Research at the Harvard DSI centers around four themes that reflect faculty interests and strengths. The inaugural research themes— networks and markets, personalized health, data-driven scientific discovery, and evidence-based policy—are intentionally multidisciplinary to align with research interests across Harvard Schools. Further, they are built on a foundational commitment to advancing data science methodologies.
PERSONALIZED HEALTH | It is increasingly possible to form a much more comprehensive view of individuals: our fitness routines, the air we breathe, the housing we live in, the health care we have access to, family history, eating habits, engagement with social media, genetic data, and so on. With this, data science can begin to account for the millions of variables that make us unique—variables that can have life-or-death consequences for a patient— and help health care providers to make the right decisions. The promise is to develop individualized treatments, diagnostic tools, and policy interventions to revolutionize the way we prevent, diagnose, and treat disease. Projects may involve building predictive models for environmental exposures, disease, creating targeted genetic therapies for the individual patient, as well as topics related to the interpretability and robustness of machine learning.
EVIDENCE-BASED POLICY | Good public policy creates the most effective interventions to improve society. By analyzing a wealth of data, whether economic, environmental, societal, or demographic, we can quantify the efficacy of current interventions and design new experiments. Societal challenges of interest include those around economic opportunity, education, transportation, health care, environmental protections, justice, and more. Projects may involve developing new methodologies for causal inference from observational data, meta-studies to understand the impact of policy, large-scale experimentation, and translation of scientific results into public policy.
NETWORKS AND MARKETS | The digital revolution continues to impact everything about our social and economic lives - the way we make purchase decisions, the information we consume and opinions we form, the way finance operates on a micro and macroscale, and the very fabric of democratic society. On one hand, digitization provides new opportunity for understanding human decision-making, understanding social processes, and understanding the way that markets function. At the same time, there are profound questions that we need to grapple with. What should we be optimizing for? What effect will this rapid transformation have on employment? What about concerns in regard to privacy, fairness, and equal access? Projects may involve exploring the role of artificial intelligence in consumer choice and markets more broadly, the analysis and design of new economic systems around block chains and consensus mechanisms, the study of contests and open innovation, and understanding the impact of social networks and online media on the electoral process.

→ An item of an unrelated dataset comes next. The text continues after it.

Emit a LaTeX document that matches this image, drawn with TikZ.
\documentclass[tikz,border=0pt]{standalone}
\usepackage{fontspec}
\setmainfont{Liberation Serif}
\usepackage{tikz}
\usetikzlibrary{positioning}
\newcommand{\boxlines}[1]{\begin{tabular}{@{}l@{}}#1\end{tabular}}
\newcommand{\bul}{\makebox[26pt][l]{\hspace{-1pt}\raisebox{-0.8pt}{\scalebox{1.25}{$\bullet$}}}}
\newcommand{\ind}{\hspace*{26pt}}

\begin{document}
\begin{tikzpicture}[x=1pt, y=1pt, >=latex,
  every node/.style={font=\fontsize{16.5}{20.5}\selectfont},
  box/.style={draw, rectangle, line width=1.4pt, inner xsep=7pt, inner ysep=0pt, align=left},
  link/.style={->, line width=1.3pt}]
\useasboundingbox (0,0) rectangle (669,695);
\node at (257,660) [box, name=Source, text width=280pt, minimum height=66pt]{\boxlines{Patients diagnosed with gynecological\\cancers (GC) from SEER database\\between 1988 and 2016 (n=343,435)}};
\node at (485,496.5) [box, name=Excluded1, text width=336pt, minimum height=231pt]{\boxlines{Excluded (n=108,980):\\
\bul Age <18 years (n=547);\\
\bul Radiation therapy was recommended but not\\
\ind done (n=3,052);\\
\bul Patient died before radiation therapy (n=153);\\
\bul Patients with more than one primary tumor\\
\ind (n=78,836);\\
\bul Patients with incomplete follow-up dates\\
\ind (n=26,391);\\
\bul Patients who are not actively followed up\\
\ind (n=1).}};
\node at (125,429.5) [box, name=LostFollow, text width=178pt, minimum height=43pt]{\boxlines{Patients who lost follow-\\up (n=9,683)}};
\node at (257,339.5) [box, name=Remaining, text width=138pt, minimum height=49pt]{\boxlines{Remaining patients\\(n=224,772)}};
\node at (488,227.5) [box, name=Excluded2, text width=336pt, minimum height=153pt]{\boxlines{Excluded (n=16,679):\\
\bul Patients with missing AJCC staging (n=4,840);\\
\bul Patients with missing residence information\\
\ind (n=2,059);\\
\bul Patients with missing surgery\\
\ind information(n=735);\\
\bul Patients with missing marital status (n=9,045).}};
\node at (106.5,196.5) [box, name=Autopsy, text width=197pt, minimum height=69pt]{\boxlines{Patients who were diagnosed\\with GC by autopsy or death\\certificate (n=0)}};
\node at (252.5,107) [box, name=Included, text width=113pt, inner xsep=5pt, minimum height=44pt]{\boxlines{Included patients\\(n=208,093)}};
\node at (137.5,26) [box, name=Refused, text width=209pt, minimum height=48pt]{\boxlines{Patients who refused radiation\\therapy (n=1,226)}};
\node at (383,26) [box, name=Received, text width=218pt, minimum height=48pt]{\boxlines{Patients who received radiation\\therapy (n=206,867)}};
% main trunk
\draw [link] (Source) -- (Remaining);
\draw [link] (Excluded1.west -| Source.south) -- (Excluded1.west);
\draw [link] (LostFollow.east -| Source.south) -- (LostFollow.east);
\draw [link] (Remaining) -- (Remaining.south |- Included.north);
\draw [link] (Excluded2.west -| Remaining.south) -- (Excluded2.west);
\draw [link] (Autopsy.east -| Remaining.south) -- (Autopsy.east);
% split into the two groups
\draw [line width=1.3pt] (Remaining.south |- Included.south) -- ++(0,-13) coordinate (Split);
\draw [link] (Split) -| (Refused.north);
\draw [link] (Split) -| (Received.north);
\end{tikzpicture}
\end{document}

DATA-DRIVEN SCIENTIFIC DISCOVERY | For generations, science has started from a hypothesis, with data collected to confirm or refute the hypothesis, leading to additional theories. Today this is frequently turned upside down. The opportunity for discovery can occur without hypothesis, arising from the application of machine learning and data science methods to massive data sets. This is leading to breakthrough discoveries across many fields - finding new medicines, identifying energy-efficient materials, predicting earthquakes, locating star formations in the Milky Way, and uncovering the design principles of the circuits in our brains - while building new tools for automated discovery and guarding against false discovery.
METHODOLOGY | As massive amounts of data are generated from science, engineering, social sciences, and medicine, researchers are grappling with how to extract value from data to gain new understanding and for the benefit of society. To do this effectively we will continue to need new methodological breakthroughs to extract useful knowledge robustly and at scale from complex and often messy information sources. Harvard is host to a wealth of expertise in what can be termed the “science of the data,” and is a world-leader in the development of associated techniques. The Data Science Initiative aims to unite efforts across the university. By bringing together our Computer Science, Statistics and domain-focused scholars, there is a unique opportunity to accelerate progress--- to establish an entirely new and better way of learning from data and making difficult and important decisions using data.